Solute transport through large uniform and layered soil columns

Solute transport experiments are often conducted with homogeneous soils, whereas transport in real situations takes place in heterogeneous soils. An experiment was conducted to compare unsaturated solute transport through uniform and layered soils. Pulse inputs of tritiated water, bromide and chloride were applied under steady flow conditions to the tops of two large (0.95 m diameter by 6 m deep) soil columns. One column was uniformly filled with loamy fine sand and the other filled with alternating 20‐cm‐thick layers of loamy fine sand and silty clay loam. Soil solution samples were collected during the experiment with suction candles installed at various depths in the columns. Solute transport parameters were estimated by fitting the convection‐dispersion equation to the observed breakthrough curves for each solute at various depths in each column. The match between the resulting calibrated curves and the experiment was better for the layered soil column than for the uniform soil column. The results displayed no clear relationship between the dispersion coefficients and depth for any of the tracers for either column. However, dispersivities were greater in the uniform column (3.5 cm) than in the layered column (1.2 cm), while retardation factors for bromide and chloride were similar (0.8 and 0.83, respectively, for the uniform and layered columns). A retardation factor less than one is attributed to anion exclusion.

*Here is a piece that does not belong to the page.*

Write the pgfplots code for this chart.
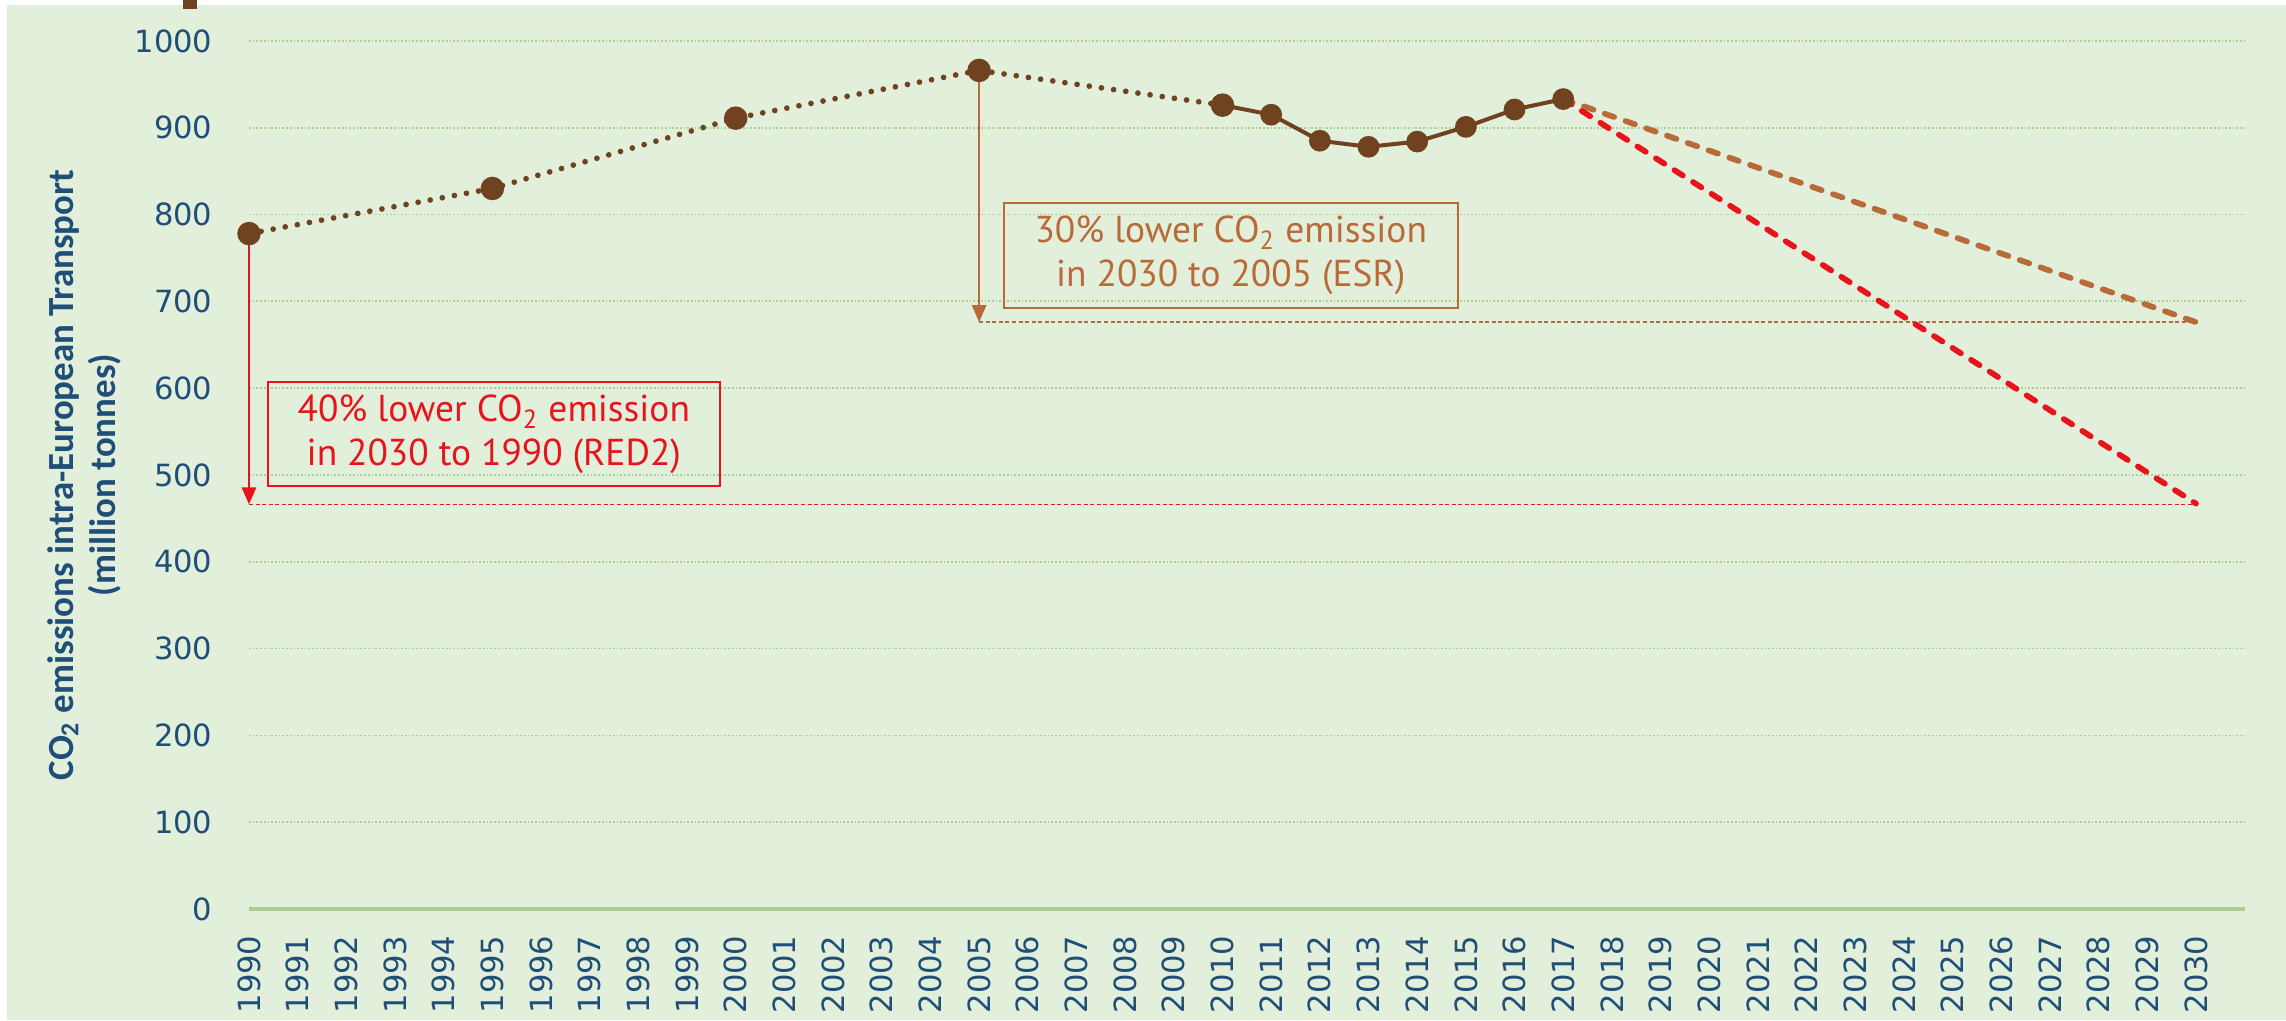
\documentclass[border=0pt]{standalone}
\usepackage{pgfplots}
\pgfplotsset{compat=1.18}
\usepackage{fontspec}
\usetikzlibrary{arrows.meta}
\setmainfont{DejaVu Sans}
\newfontfamily\annfont{PT Sans}
\newfontfamily\labfont{Carlito}
\definecolor{bg}{HTML}{E2EFDA}
\definecolor{gridc}{HTML}{A9D08E}
\definecolor{tickc}{HTML}{1F4E79}
\definecolor{histc}{HTML}{70421F}
\definecolor{esrc}{HTML}{B86A38}
\definecolor{redc}{HTML}{E8141C}
\begin{document}
\begin{tikzpicture}
\useasboundingbox (-87.14pt,-38.85pt) rectangle (712.86pt,318.11pt);
\fill[white] (-87.14pt,-38.85pt) rectangle (712.86pt,318.11pt);
\fill[bg] (-84.69pt,-38.85pt) rectangle (712.86pt,316.36pt);
\fill[histc] (-23.1pt,315pt) rectangle (-18.2pt,318.11pt);
\begin{axis}[
  at={(0,0)}, anchor=south west,
  scale only axis, width=698.4pt, height=303.8pt,
  xmin=1990, xmax=2031, ymin=0, ymax=1000,
  clip=false,
  axis line style={draw=none},
  xtick={1990,1991,...,2030},
  ytick={0,100,...,1000},
  major tick length=0pt,
  scaled ticks=false,
  /pgf/number format/1000 sep={},
  /pgf/number format/assume math mode=true,
  ymajorgrids,
  grid style={gridc, line width=0.6pt, dash pattern=on 0.6pt off 0.7pt},
  ticklabel style={font=\fontsize{10.7}{12}\selectfont, text=tickc},
  yticklabel style={inner sep=0pt, anchor=east, xshift=-12.6pt},
  xticklabel style={inner sep=0pt, yshift=-9.1pt, rotate=90, anchor=east},
]
\draw[gridc, line width=1.2pt] (axis cs:1990,0) -- (axis cs:2031,0);
% reference lines
\addplot[redc, line width=0.6pt, dash pattern=on 1.4pt off 0.9pt] coordinates {(1990,466) (2030,466)};
\addplot[esrc, line width=0.6pt, dash pattern=on 1.4pt off 0.9pt] coordinates {(2005,676) (2030,676)};
% arrows
\addplot[redc, line width=0.8pt, -{Triangle[length=6pt,width=5pt]}] coordinates {(1990,778) (1990,466)};
\addplot[esrc, line width=0.8pt, -{Triangle[length=6pt,width=5pt]}] coordinates {(2005,966) (2005,676)};
% projections
\addplot[esrc, line width=2pt, line cap=round, dash pattern=on 3.5pt off 4.2pt] coordinates {(2017,933) (2030,676)};
\addplot[redc, line width=2pt, line cap=round, dash pattern=on 3.5pt off 4.2pt] coordinates {(2017,933) (2030,467)};
% history dotted
\addplot[histc, line width=2pt, line cap=round, dash pattern=on 0pt off 4.3pt, mark=*, mark size=3.1pt, mark options={solid, fill=histc}]
  coordinates {(1990,778) (1995,830) (2000,911) (2005,966) (2010,926)};
% history solid
\addplot[histc, line width=1.4pt, mark=*, mark size=3.1pt, mark options={fill=histc}]
  coordinates {(2010,926) (2011,915) (2012,885) (2013,878) (2014,884) (2015,901) (2016,921) (2017,933)};
% boxes
\node[draw=redc, line width=0.7pt, text=redc, align=center, minimum width=158.2pt, minimum height=36.4pt, inner sep=0pt,
  font=\annfont\fontsize{13.1}{15.4}\selectfont] at (axis cs:1995.03,547.2)
  {40\% lower CO\textsubscript{2} emission\\in 2030 to 1990 (RED2)};
\node[draw=esrc, line width=0.7pt, text=esrc, align=center, minimum width=158.9pt, minimum height=36.7pt, inner sep=0pt,
  font=\annfont\fontsize{13.1}{15.4}\selectfont] at (axis cs:2010.17,752.9)
  {30\% lower CO\textsubscript{2} emission\\in 2030 to 2005 (ESR)};
% y label
\node[xshift=-57.7pt, rotate=90, align=center, text=tickc, font=\labfont\bfseries\fontsize{12.9}{14.7}\selectfont]
  at (rel axis cs:0,0.5) {CO\textsubscript{2} emissions intra-European Transport\\(million tonnes)};
\end{axis}
\end{tikzpicture}
\end{document}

There was evidence of preferential flow in the uniform soil column. The peak concentrations at 5 m depth were greater than those observed at 4 m. Such behavior is inconsistent with one‐dimensional flow. Similar results were observed in an experiment performed 3.5 years earlier using the same soil column and approximately the same flow rates, but using a different tracer and associated chemical analysis, different soil saturation prior to the execution of the experiment, and different experimental personnel. This supports the thesis that the anomalous behavior is due to some form of preferential flow rather than due to experimental error.